**Aim**
Copy out each line in the material below that has the word "Output".

**Stored rows**
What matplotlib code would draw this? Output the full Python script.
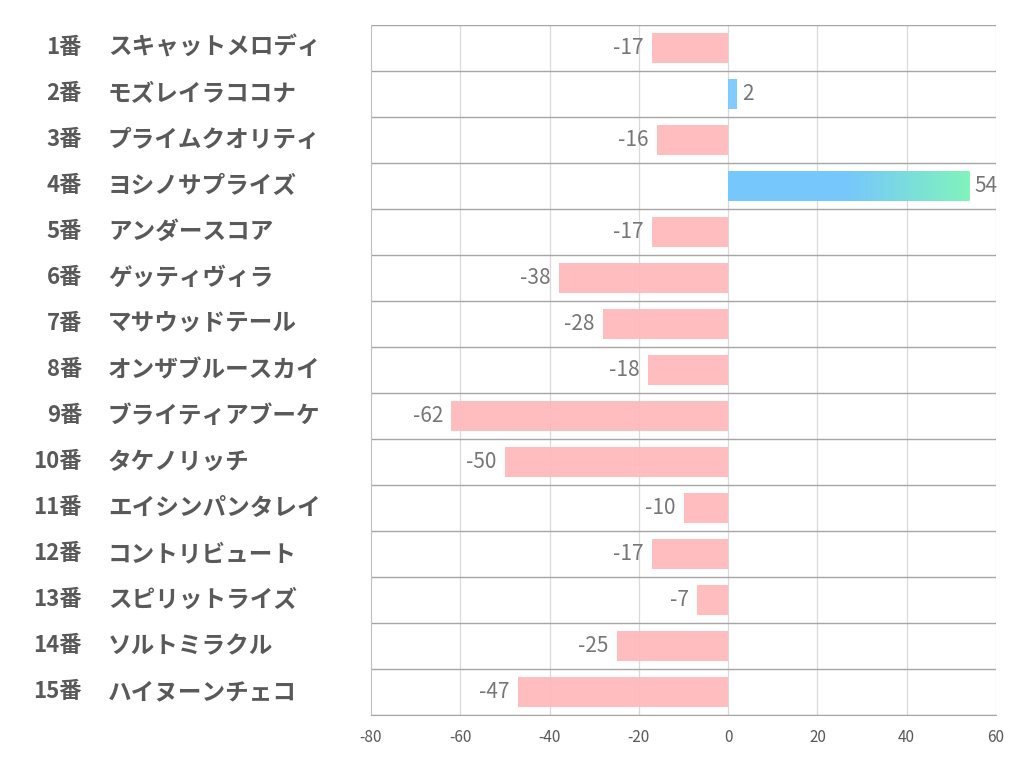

...

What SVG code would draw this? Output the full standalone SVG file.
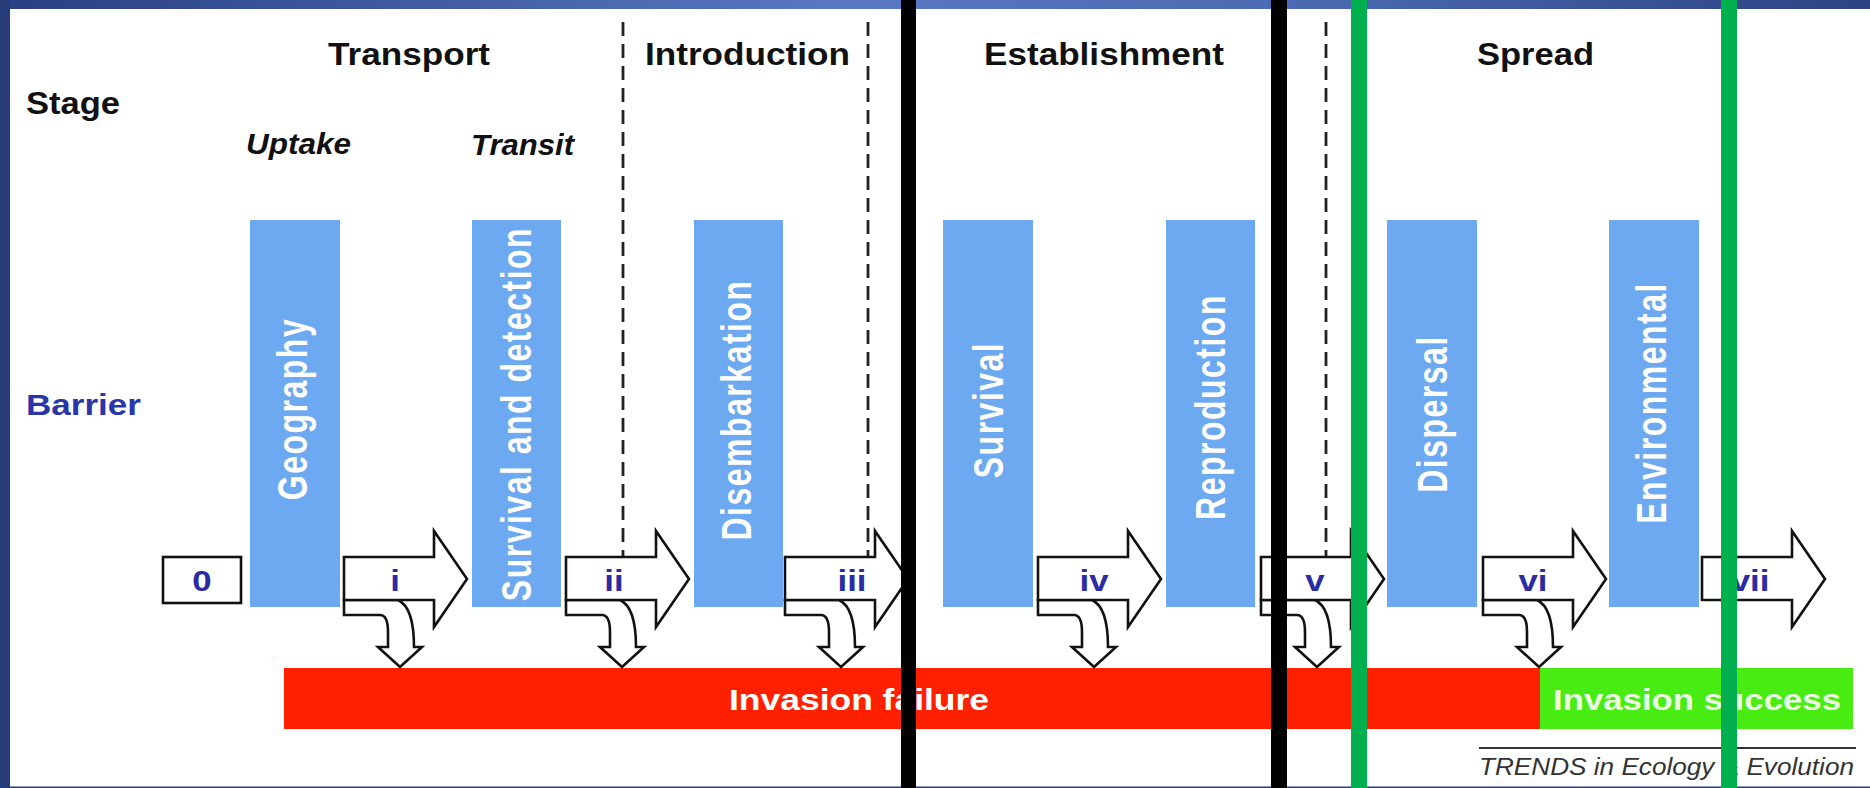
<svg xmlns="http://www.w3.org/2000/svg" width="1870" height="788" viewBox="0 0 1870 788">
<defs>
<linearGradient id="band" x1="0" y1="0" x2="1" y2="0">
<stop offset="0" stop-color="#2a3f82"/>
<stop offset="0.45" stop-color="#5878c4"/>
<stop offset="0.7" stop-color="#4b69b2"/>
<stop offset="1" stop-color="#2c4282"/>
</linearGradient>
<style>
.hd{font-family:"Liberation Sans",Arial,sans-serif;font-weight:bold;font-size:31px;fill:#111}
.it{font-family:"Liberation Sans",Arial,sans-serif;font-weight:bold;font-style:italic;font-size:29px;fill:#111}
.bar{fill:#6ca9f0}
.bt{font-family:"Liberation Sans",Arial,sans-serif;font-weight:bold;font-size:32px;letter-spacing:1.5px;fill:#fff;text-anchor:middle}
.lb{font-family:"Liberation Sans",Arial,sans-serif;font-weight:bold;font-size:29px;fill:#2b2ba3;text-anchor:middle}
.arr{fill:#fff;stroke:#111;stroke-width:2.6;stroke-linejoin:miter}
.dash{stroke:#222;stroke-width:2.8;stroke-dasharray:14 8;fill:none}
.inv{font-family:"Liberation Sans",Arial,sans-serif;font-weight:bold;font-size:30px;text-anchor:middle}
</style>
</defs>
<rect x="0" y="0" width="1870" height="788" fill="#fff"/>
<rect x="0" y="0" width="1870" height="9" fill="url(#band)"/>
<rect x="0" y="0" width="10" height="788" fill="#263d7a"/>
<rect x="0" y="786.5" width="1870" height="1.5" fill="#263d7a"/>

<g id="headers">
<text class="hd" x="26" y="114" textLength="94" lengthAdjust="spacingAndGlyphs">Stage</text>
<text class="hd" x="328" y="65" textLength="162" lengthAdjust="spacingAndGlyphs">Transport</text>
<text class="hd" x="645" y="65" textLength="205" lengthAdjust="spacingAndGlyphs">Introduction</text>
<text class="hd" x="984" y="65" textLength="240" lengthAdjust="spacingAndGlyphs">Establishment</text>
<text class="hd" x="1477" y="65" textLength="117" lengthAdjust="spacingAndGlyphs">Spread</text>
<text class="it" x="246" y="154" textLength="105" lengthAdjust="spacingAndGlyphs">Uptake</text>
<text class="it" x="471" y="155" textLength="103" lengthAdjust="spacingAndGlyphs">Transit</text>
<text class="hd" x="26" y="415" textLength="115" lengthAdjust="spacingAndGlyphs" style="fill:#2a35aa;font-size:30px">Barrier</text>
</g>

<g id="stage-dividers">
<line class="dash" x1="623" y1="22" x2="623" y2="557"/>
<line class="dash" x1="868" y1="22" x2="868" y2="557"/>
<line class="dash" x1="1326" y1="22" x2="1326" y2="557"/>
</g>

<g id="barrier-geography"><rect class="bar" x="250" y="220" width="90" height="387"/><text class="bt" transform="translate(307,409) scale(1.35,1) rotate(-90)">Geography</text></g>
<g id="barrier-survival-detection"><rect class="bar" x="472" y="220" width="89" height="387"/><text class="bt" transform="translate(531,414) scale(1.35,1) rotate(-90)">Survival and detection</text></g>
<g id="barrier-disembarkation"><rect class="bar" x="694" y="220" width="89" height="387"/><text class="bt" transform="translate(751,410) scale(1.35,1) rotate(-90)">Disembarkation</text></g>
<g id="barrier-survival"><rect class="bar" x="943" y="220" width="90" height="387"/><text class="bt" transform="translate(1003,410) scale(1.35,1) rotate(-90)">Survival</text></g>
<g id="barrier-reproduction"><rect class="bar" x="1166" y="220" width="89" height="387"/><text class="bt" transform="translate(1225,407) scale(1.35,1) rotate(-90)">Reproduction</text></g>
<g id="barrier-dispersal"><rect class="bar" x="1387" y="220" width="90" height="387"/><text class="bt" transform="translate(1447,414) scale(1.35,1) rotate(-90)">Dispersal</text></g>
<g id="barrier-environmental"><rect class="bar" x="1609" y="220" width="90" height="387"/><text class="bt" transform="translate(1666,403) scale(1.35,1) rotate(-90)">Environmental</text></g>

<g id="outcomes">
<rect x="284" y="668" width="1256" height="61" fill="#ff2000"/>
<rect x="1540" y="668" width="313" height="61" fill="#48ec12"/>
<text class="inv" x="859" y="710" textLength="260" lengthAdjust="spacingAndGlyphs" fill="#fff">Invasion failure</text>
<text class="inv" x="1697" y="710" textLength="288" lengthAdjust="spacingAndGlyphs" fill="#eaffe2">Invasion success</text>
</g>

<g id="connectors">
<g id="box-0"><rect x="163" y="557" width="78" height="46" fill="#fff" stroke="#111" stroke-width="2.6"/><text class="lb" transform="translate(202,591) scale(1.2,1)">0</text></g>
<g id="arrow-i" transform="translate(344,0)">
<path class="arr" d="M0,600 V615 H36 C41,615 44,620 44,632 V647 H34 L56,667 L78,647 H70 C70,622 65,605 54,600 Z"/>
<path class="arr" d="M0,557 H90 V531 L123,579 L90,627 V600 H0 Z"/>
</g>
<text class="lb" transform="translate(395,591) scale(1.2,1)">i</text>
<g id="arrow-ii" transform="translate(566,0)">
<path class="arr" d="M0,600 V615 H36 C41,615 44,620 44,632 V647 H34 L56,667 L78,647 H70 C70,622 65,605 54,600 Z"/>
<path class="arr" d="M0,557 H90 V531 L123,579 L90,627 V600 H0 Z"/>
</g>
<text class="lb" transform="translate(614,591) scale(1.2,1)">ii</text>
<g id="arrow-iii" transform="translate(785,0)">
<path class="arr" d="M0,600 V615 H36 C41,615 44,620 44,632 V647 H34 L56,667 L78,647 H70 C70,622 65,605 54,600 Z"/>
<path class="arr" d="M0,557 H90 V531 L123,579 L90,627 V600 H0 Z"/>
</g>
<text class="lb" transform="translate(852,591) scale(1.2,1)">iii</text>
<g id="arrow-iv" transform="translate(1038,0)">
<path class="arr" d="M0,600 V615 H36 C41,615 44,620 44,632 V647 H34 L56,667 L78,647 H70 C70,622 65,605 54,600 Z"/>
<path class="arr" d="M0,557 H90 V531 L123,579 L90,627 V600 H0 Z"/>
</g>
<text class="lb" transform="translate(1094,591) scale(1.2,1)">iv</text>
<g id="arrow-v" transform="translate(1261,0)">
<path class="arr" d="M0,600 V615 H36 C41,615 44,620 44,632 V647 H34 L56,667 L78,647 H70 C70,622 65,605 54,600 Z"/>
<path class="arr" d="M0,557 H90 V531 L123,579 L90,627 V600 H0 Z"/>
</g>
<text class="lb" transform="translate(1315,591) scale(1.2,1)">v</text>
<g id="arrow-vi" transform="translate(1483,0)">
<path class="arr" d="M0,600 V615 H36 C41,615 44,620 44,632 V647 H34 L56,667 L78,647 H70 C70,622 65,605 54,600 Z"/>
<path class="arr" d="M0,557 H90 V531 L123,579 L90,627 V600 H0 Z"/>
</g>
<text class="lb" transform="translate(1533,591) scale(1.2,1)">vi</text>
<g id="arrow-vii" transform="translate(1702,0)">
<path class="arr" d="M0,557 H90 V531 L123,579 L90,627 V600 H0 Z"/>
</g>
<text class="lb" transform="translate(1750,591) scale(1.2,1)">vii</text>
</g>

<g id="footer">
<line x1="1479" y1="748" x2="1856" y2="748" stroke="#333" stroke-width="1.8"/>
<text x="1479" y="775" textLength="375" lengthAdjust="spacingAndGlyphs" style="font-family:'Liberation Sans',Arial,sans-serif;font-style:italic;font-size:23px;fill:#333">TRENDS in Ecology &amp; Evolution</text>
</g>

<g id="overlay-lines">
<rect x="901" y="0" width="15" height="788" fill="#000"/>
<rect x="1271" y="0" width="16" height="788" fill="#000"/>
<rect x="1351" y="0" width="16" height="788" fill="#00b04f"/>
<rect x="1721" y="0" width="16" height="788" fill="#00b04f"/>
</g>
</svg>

--

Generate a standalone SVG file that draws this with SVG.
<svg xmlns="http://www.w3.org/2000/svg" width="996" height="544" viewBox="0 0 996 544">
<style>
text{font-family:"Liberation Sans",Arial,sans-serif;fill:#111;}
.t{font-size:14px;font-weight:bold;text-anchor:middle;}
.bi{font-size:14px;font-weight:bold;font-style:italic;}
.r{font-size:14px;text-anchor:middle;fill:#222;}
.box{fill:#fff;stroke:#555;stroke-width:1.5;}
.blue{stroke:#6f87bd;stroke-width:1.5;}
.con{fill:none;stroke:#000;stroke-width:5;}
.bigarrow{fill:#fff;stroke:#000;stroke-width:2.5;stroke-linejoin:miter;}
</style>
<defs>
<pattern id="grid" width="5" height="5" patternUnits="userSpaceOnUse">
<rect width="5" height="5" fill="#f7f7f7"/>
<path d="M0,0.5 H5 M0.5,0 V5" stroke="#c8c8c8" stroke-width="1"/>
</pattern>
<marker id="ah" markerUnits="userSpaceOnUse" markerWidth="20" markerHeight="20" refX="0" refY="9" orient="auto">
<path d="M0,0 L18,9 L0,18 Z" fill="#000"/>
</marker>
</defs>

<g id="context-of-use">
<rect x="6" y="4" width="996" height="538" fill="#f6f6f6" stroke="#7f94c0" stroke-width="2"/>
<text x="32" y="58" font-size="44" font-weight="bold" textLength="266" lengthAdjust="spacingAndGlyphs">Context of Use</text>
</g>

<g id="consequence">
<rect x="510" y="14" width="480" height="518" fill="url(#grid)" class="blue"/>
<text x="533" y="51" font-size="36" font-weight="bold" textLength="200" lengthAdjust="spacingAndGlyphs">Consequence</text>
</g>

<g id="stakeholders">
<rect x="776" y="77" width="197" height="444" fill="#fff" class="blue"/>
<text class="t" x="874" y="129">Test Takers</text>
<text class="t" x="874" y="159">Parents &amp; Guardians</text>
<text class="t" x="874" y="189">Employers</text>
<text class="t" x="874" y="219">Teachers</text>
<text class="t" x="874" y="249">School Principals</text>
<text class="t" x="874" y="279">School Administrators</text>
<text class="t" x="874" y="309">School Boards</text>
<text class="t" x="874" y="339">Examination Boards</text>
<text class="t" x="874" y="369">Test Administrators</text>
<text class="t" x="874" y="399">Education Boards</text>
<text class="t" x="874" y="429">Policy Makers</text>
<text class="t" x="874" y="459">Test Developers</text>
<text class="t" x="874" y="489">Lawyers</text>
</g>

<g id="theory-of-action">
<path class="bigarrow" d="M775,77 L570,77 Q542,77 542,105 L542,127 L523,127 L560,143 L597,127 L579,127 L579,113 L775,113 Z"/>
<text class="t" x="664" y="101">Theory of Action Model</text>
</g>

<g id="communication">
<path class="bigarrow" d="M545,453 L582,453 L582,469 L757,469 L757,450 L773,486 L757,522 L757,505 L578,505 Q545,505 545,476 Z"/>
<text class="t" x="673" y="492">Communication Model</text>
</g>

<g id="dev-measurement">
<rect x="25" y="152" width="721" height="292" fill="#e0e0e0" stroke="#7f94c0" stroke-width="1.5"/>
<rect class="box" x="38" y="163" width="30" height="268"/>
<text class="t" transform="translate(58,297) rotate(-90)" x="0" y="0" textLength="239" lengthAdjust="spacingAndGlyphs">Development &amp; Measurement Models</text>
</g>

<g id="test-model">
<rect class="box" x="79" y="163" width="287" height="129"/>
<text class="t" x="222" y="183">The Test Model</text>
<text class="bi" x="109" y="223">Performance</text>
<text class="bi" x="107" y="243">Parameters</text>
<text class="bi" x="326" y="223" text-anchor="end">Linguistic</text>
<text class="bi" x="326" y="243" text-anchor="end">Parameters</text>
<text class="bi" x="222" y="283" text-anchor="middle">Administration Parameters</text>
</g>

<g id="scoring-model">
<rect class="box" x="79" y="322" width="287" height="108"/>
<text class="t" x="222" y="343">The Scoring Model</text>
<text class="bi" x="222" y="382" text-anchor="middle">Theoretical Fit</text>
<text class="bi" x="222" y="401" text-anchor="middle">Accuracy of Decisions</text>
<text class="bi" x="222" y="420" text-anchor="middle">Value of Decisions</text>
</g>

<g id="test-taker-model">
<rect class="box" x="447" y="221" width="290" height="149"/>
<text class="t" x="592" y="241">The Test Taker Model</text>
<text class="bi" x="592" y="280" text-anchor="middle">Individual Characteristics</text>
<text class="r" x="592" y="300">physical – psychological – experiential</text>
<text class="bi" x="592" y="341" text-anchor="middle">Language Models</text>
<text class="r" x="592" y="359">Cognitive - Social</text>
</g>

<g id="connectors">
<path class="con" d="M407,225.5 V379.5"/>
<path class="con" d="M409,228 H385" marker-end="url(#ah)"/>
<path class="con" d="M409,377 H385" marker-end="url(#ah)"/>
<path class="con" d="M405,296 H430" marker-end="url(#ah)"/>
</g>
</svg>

**Complete answer**
What matplotlib code would draw this? Output the full Python script.
What SVG code would draw this? Output the full standalone SVG file.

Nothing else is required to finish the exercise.